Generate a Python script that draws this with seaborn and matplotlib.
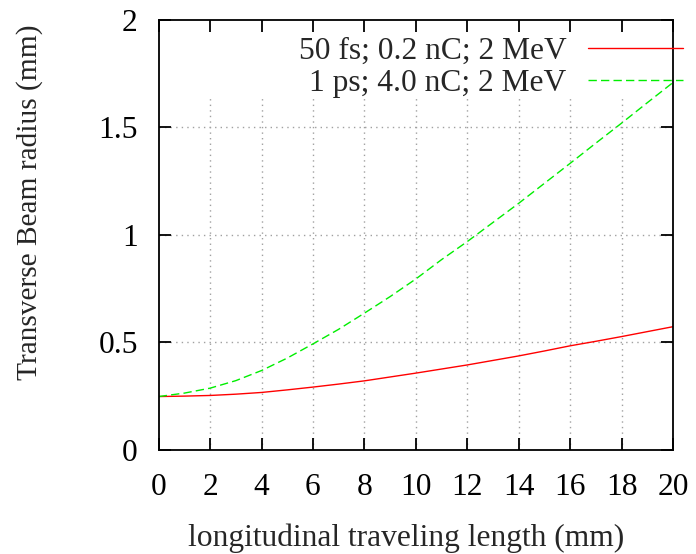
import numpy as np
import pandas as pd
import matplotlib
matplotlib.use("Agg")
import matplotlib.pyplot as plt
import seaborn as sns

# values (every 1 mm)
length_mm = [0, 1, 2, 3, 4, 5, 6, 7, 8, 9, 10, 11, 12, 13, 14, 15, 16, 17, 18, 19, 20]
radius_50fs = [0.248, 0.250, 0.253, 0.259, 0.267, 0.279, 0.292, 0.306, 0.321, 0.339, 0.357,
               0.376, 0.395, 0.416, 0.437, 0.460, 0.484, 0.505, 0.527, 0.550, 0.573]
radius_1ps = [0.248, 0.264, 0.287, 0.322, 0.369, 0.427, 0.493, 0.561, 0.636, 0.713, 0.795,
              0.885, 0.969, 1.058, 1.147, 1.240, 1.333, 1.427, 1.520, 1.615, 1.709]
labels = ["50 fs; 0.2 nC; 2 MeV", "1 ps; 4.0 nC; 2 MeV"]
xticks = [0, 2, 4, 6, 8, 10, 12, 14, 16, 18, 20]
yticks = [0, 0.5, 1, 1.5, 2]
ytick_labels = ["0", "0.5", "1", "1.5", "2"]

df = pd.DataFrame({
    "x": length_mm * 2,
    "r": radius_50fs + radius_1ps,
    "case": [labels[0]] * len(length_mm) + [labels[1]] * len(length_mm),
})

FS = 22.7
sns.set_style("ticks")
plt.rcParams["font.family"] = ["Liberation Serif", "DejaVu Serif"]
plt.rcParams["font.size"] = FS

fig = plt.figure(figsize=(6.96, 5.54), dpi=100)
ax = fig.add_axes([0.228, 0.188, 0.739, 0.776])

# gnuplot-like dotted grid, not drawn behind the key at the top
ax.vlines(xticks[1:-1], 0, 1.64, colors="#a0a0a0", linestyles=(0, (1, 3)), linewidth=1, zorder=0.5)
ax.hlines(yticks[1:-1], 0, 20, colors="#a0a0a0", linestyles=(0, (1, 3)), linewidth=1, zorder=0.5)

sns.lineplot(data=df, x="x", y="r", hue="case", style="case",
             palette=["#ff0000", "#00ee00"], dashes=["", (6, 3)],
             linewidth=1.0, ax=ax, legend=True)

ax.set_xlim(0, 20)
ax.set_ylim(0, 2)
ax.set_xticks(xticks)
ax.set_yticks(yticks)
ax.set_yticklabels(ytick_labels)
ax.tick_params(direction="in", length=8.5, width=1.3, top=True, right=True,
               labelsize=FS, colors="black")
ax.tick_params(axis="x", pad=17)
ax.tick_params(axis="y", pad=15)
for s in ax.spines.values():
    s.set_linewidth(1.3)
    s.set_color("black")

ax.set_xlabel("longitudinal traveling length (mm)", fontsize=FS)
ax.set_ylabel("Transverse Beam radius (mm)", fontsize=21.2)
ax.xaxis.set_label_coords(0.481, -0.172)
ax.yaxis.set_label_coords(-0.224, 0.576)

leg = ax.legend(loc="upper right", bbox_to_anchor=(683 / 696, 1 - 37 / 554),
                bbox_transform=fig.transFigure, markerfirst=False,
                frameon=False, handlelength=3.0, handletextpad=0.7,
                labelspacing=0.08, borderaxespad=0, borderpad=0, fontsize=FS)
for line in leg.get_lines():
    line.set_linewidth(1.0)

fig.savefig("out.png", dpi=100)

==*==

Prompt> Gather up every line from the listing above in which the word "seaborn" occurs.

Answer>
Generate a Python script that draws this with seaborn and matplotlib.
import seaborn as sns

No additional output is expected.